By SCDigest Editorial Staff

 
 

 

Supply chain network design tools continue to be used by many supply chain leaders not only on a continuous basis to support decision-making in an increasingly complex and dynamic environment, but also for a growing list supply chain problem types.

 

That was one of the clear messages coming out a recent Videocast on our Supply Chain Television Channel with LLamasoft executive Toby Brzoznowski, who did a great job of explaining the many ways companies are using these tools today - creating competitive advantage for themselves in the process, SCDigest believes.

 

To see the full broadcast, go to: Videocast: Why Supply Chain Design has Become a Must-Have Skill for Today's Business Leaders

 

From an excellent set of slides, we picked the one below to feature this week.

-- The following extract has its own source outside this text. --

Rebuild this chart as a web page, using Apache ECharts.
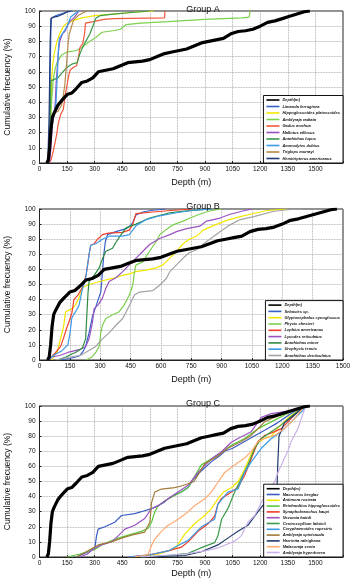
<!DOCTYPE html>
<html>
<head>
<meta charset="utf-8">
<script src="https://cdn.jsdelivr.net/npm/echarts@6/dist/echarts.min.js"></script>
<style>
  html, body { margin: 0; padding: 0; background: #fff; }
  #chart { width: 350px; height: 581px; }
</style>
</head>
<body>
<div id="chart"></div>
<script>
// depth sampled, same curve in every group: [depth m, cumulative %]
const depthCurve = [[40,0],[48,2],[55,10],[62,22],[70,30],[80,33],[100,38],[120,41],[150,45],[175,46],[200,49],[230,53],[260,54],[290,56],[320,60],[360,61],[400,62],[440,64],[480,66],[520,66.5],[560,67],[600,68],[640,70],[680,72],[720,73],[760,74],[800,75],[840,77],[880,79],[920,80],[960,81],[1000,82],[1040,85],[1080,86.5],[1120,87],[1160,88],[1200,90],[1240,92.5],[1280,93.5],[1320,95],[1360,96.5],[1400,98],[1440,99.5],[1470,100]]

// Group A
const limanda = [[48,0],[55,20],[58,60],[62,88],[65,95],[90,97],[140,99],[180,100]]
const hippoglossoides = [[50,0],[58,15],[62,35],[66,55],[72,65],[80,72],[95,80],[110,85],[130,90],[150,92],[190,94],[230,95.5],[300,97],[400,98],[500,99],[620,100]]
const amblyrajaRadiata = [[48,0],[55,10],[60,25],[65,40],[75,55],[85,62],[95,66],[120,71],[150,73],[200,74],[230,76],[260,79],[300,82],[340,86],[400,87],[440,88],[470,91],[550,92],[700,93],[900,94.5],[1100,95.5],[1140,96],[1145,100]]
const gadus = [[55,0],[65,3],[75,8],[84,13],[95,20],[102,26],[115,32],[129,35],[140,45],[148,50],[158,57],[166,61],[185,63],[202,64],[212,70],[220,76],[235,78.5],[245,85],[250,92],[270,92.5],[292,93],[350,94.5],[400,95],[680,95.5],[682,100]]
const mallotus = [[55,0],[62,10],[70,25],[80,33],[86,40],[90,52],[98,65],[102,72],[110,80],[125,85],[140,87],[150,90],[165,93],[190,96],[215,100]]
const anarhichasLupus = [[50,0],[55,10],[58,30],[62,54],[80,55],[100,56],[120,59],[150,63],[175,65],[205,66],[220,72],[238,77],[256,81],[274,85],[290,90],[305,95],[330,97],[400,98],[500,99],[600,100]]
const ammodytes = [[48,0],[55,10],[60,25],[68,30],[80,32],[90,40],[98,60],[103,75],[108,82],[130,86],[150,90],[170,96],[200,99],[215,100]]
const triglops = [[50,0],[58,15],[62,28],[70,32],[85,33],[100,34],[120,38],[130,45],[138,52],[145,62],[150,70],[155,78],[162,85],[175,90],[185,94],[210,97],[240,99],[260,100]]
const hemitripterus = [[45,0],[52,30],[58,80],[62,95],[75,96],[100,96.5],[130,98],[150,99.5],[170,100]]

// Group B
const sebastes = [[100,0],[150,1],[180,2],[200,3],[212,5],[228,9],[245,18],[262,29],[280,36],[295,42],[303,45],[311,58],[318,70],[325,78],[336,83],[378,85],[428,87],[450,89],[461,91],[477,96],[511,98],[550,99],[620,100]]
const glyptocephalus = [[60,0],[75,3],[87,5],[104,14],[120,23],[129,32],[162,34],[178,36.5],[195,41],[212,48],[245,50],[311,52.5],[361,54],[411,56],[444,57],[477,58.5],[527,59.5],[577,61],[610,63],[644,67.5],[677,72],[710,77],[740,80],[776,82],[809,86],[859,89],[926,92.5],[992,95],[1059,97],[1125,99],[1225,100]]
const phycis = [[230,0],[260,2],[278,5],[295,9],[303,18],[311,23],[328,27.5],[361,30],[394,32],[419,36.5],[444,43],[461,49.5],[469,58],[477,63],[511,65],[544,72],[577,78.5],[594,83],[627,86.5],[660,89.5],[710,92],[744,94],[800,97],[850,99],[900,100]]
const lophius = [[50,0],[65,3],[80,5],[104,9],[120,15],[129,19],[145,25],[160,31],[170,40],[190,43],[212,48],[230,56],[240,65],[245,70],[253,76],[270,77],[287,80],[311,83],[340,84],[410,84.5],[444,86],[461,90],[477,97],[560,98],[650,99],[750,100]]
const lycodes = [[40,0],[60,2],[100,3],[140,5],[200,7],[228,9],[245,14],[262,25],[270,34],[287,36],[311,41],[328,47.5],[344,52],[378,54.5],[411,58.5],[444,63],[477,67.5],[511,72],[544,76.5],[594,80.5],[644,83],[677,85],[727,87],[792,88.6],[826,92],[892,94],[942,96.5],[1000,98.5],[1050,100]]
const anarhichasMinor = [[90,0],[130,2],[160,4],[178,5],[212,8],[228,14],[234,30],[240,45],[245,52],[270,56],[295,61],[311,67],[328,72],[361,74],[378,78],[403,83],[428,87.5],[477,90],[511,92],[544,94],[644,97.5],[727,98.7],[850,100]]
const urophycis = [[45,0],[60,2],[80,4],[110,6],[140,10],[150,17],[160,28],[178,32],[195,36],[212,47],[228,54],[245,70],[253,76],[278,77],[311,80],[344,82],[411,82],[444,83],[461,86],[477,89],[527,93],[594,95.5],[677,97.5],[750,99],[850,100]]
const anarhichasDenticulatus = [[80,0],[150,2],[200,3],[228,5],[278,9],[311,14],[344,18],[378,23],[411,27.5],[444,36],[469,43],[494,45],[560,46],[594,49.5],[627,54],[644,58.5],[677,63],[710,67.5],[740,71],[776,73],[826,78.5],[892,85],[942,89.5],[992,93],[1059,95],[1159,98.5],[1225,99.5],[1300,100]]

// Group C
const macrourus = [[200,0],[247,2.5],[290,5],[301,6],[310,14],[319,18.5],[355,20],[409,23],[446,27.5],[518,28.7],[554,30],[609,32],[645,34],[681,36.5],[699,38.5],[735,41],[771,43],[808,46],[840,52],[870,56],[934,63],[980,67],[1007,70],[1050,72],[1079,74],[1151,79],[1224,84],[1296,89],[1368,95],[1441,100]]
const antimora = [[500,0],[650,2],[740,6],[789,15],[843,22],[898,27.5],[934,32],[970,38.5],[1000,43],[1045,46],[1080,50],[1115,58],[1150,68],[1190,76],[1230,79],[1260,80],[1300,86],[1350,92],[1440,100]]
const reinhardtius = [[150,0],[220,2],[260,3.5],[301,5],[337,8],[428,12.5],[482,14.5],[554,17],[591,19],[609,23],[627,30],[645,34],[699,38.5],[771,43],[808,46],[880,61],[970,67.5],[1043,74],[1115,78.5],[1188,85],[1260,89.5],[1332,94],[1441,100]]
const synaphobranchus = [[480,0],[600,1.5],[699,4],[771,6.5],[808,10],[862,17],[916,22],[952,27],[970,35],[988,38.5],[1043,43],[1079,46],[1115,54],[1151,65],[1188,76.5],[1224,80.5],[1278,83],[1315,85],[1386,94],[1441,100]]
const nezumia = [[220,0],[260,2],[280,4],[301,6],[337,8],[391,10],[428,14],[464,18.5],[518,21],[572,25.5],[609,32],[645,34],[699,38.5],[753,43],[808,47.5],[862,56],[934,65],[988,69.5],[1043,76],[1079,78.5],[1151,83],[1206,92.5],[1260,95],[1368,97],[1441,100]]
const centroscyllium = [[550,0],[700,1],[808,2.5],[898,7],[952,9.5],[970,14],[990,25],[1024,32],[1061,43],[1097,52],[1133,61],[1170,72],[1206,78.5],[1260,83],[1315,87.5],[1368,93],[1441,100]]
const coryphaenoides = [[480,0],[600,1.5],[700,4],[735,6.5],[808,11],[880,20],[952,25],[970,35],[1024,43],[1079,45],[1115,56],[1151,63],[1206,72],[1260,78.5],[1315,83],[1368,89.5],[1423,96],[1450,100]]
const amblyrajaSpinicauda = [[200,0],[247,3],[283,5.5],[319,8],[391,10],[446,12.5],[500,14.5],[572,16.5],[600,23],[609,36],[627,43],[663,45],[735,46],[771,47],[808,48.5],[840,50],[870,56],[900,62],[916,63],[970,67],[1024,72],[1097,76.5],[1151,80.5],[1188,85],[1224,89.5],[1278,92.5],[1386,97],[1441,100]]
const harriotta = [[600,0],[789,1],[880,3.5],[970,8],[1024,12.5],[1079,17],[1133,21],[1188,30],[1242,38.5],[1290,41],[1295,60],[1302,80],[1332,89],[1386,94],[1441,100]]
const malacoraja = [[520,0],[570,1],[591,2],[610,8],[627,12],[663,17],[699,21],[735,23.5],[771,26.5],[808,30],[843,34],[898,38.5],[934,43],[970,49.5],[1007,56],[1061,61],[1115,65.5],[1151,70],[1188,76.5],[1224,78.5],[1278,80.5],[1332,85],[1386,91.5],[1441,100]]
const amblyrajaHyperborea = [[550,0],[789,2],[900,4],[970,6],[1061,10.5],[1097,14],[1133,23],[1170,27.5],[1206,36],[1242,45],[1278,49.5],[1296,56],[1315,61],[1332,65.5],[1350,70],[1368,76.5],[1405,85],[1441,98],[1450,100]]

const groupA = [
  ['Limanda ferruginea', limanda, '#3565c4'],
  ['Hippoglossoides platessoides', hippoglossoides, '#f2e600'],
  ['Amblyraja radiata', amblyrajaRadiata, '#7cd04c'],
  ['Gadus morhua', gadus, '#f2583c'],
  ['Mallotus villosus', mallotus, '#9a52c0'],
  ['Anarhichas lupus', anarhichasLupus, '#3d9a4a'],
  ['Ammodytes dubius', ammodytes, '#3d9be6'],
  ['Triglops murrayi', triglops, '#b58a4c'],
  ['Hemitripterus americanus', hemitripterus, '#213a78']
]
const groupB = [
  ['Sebastes sp.', sebastes, '#3560c8'],
  ['Glyptocephalus cynoglossus', glyptocephalus, '#f2e600'],
  ['Phycis chesteri', phycis, '#7cd04c'],
  ['Lophius americanus', lophius, '#f2402a'],
  ['Lycodes reticulatus', lycodes, '#9a52c0'],
  ['Anarhichas minor', anarhichasMinor, '#2e8b3e'],
  ['Urophycis tenuis', urophycis, '#3d9be6'],
  ['Anarhichas denticulatus', anarhichasDenticulatus, '#a3a3a3']
]
const groupC = [
  ['Macrourus berglax', macrourus, '#3a5cc4'],
  ['Antimora rostrata', antimora, '#f2e600'],
  ['Reinhardtius hippoglossoides', reinhardtius, '#5ac83c'],
  ['Synaphobranchus kaupi', synaphobranchus, '#f23a28'],
  ['Nezumia bairdi', nezumia, '#9a52c0'],
  ['Centroscyllium fabricii', centroscyllium, '#3d9a4a'],
  ['Coryphaenoides rupestris', coryphaenoides, '#3d9be6'],
  ['Amblyraja spinicauda', amblyrajaSpinicauda, '#a07a3a'],
  ['Harriotta raleighana', harriotta, '#1f3a6a'],
  ['Malacoraja senta', malacoraja, '#ffab72'],
  ['Amblyraja hyperborea', amblyrajaHyperborea, '#c9b2e8']
]
const titles = ['Group A', 'Group B', 'Group C']

const font = 'Liberation Sans, Arial, sans-serif'
const chart = echarts.init(document.getElementById('chart'), null, {renderer: 'canvas'})

const grids = [
  {left: 39.5, top: 11, width: 303.5, height: 152},
  {left: 39.5, top: 209, width: 303.5, height: 151},
  {left: 39.5, top: 406, width: 303.5, height: 151}
]
const xMax = [1650, 1500, 1650]
const nameGaps = [15, 15, 12.5]
const legendBottoms = [418, 221, 24]
const legendGaps = [1.5, 1.3, 0.8]

const groups = [groupA, groupB, groupC]
let series = []
groups.forEach((g, i) => {
  series.push({
    name: 'Depth(m)', type: 'line', xAxisIndex: i, yAxisIndex: i,
    data: depthCurve, showSymbol: false, color: '#000',
    lineStyle: {width: 3.2, color: '#000'}, z: 3
  })
  g.forEach(([name, data, color]) => {
    series.push({
      name, type: 'line', xAxisIndex: i, yAxisIndex: i,
      data, showSymbol: false, color,
      lineStyle: {width: 1.2, color}, z: 2
    })
  })
})

const option = {
  animation: false,
  backgroundColor: '#fff',
  textStyle: {fontFamily: font},
  title: titles.map((t, i) => ({
    text: t, left: 198, top: [0, 197, 394][i], textAlign: 'center',
    textStyle: {fontSize: 9, fontWeight: 'normal', color: '#111', fontFamily: font}
  })),
  grid: grids.map(g => ({...g, outerBoundsMode: 'none', containLabel: false,
    show: true, borderColor: '#222', borderWidth: 1, backgroundColor: '#fff'})),
  legend: groups.map((g, i) => ({
    data: ['Depth(m)'].concat(g.map(s => s[0])),
    orient: 'vertical', right: 7, bottom: legendBottoms[i],
    icon: 'rect', itemWidth: 13, itemHeight: 1.6, itemGap: legendGaps[i],
    padding: [2, 3, 2, 3],
    backgroundColor: '#fff', borderColor: '#111', borderWidth: 1,
    selectedMode: false,
    textStyle: {fontSize: 4, lineHeight: 5, fontStyle: 'italic', fontWeight: 'bold', color: '#111', padding: [0, 0, 0, -2]}
  })),
  xAxis: grids.map((g, i) => ({
    type: 'value', gridIndex: i, min: 0, max: xMax[i], interval: 150,
    name: 'Depth (m)', nameLocation: 'middle', nameGap: nameGaps[i],
    nameTextStyle: {fontSize: 9, color: '#111'},
    axisLine: {show: true, lineStyle: {color: '#222', width: 1}},
    axisTick: {show: true, inside: true, length: 2, lineStyle: {color: '#222'}},
    axisLabel: {fontSize: 6.5, color: '#111', margin: 3,
      formatter: v => v > 1500 ? '' : v},
    splitLine: {show: true, lineStyle: {type: 'dotted', color: '#9a9a9a', width: 0.8}}
  })),
  yAxis: grids.map((g, i) => ({
    type: 'value', gridIndex: i, min: 0, max: 100, interval: 10,
    name: 'Cumulative frecuency (%)', nameLocation: 'middle', nameGap: 27,
    nameTextStyle: {fontSize: 8.5, color: '#111'},
    axisLine: {show: true, lineStyle: {color: '#222', width: 1}},
    axisTick: {show: true, inside: true, length: 2, lineStyle: {color: '#222'}},
    axisLabel: {fontSize: 6.5, color: '#111', margin: 4},
    splitLine: {show: true, lineStyle: {type: 'dotted', color: '#9a9a9a', width: 0.8}}
  })),
  series
}
chart.setOption(option)
</script>
</body>
</html>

We have reported occasionally on "tax efficient supply chains" - but not enough, and we are trying to rectify that here.

 

The graphic below, based on data from a real LLamasoft customer, shows what that company's optimal supply chain network and flow paths would look like without considering taxes and duties, and then with those factors included in the optimization run.

 

The details in those changes for our purposes here aren't really important. What is important is that considering taxes and duties/tariffs results in a materially different supply chain design. That suggests therefore that companies not including those variables are often leaving a lot of dollars on the table.

 

 

Factoring in Taxes and Duties Can Make Large Difference in the Optimal Supply Chain Network



 

Source: LLamasoft

 

With regard to tax efficient supply chains, one challenge in our view has always been that tax considerations are not well understood by supply chain executives, and financial executives who know the abstruse tax impacts don't get supply chain, so it takes a lot of collaboration to come up with the right design. But the relatively few companies that have focused in this area in a major way (such as 3M well back into the 1990s) have almost universally reported significant savings - and major changes in how products move around the globe.

 

But this is just one example of the many ways companies can use supply chain network design and optimization tools. Brzoznowski cited examples including supply chain risk analysis and mitigation, "freshness" considerations, service policy optimization, and several others that extend the areas of decision support well beyond the traditional ways these tools have been used.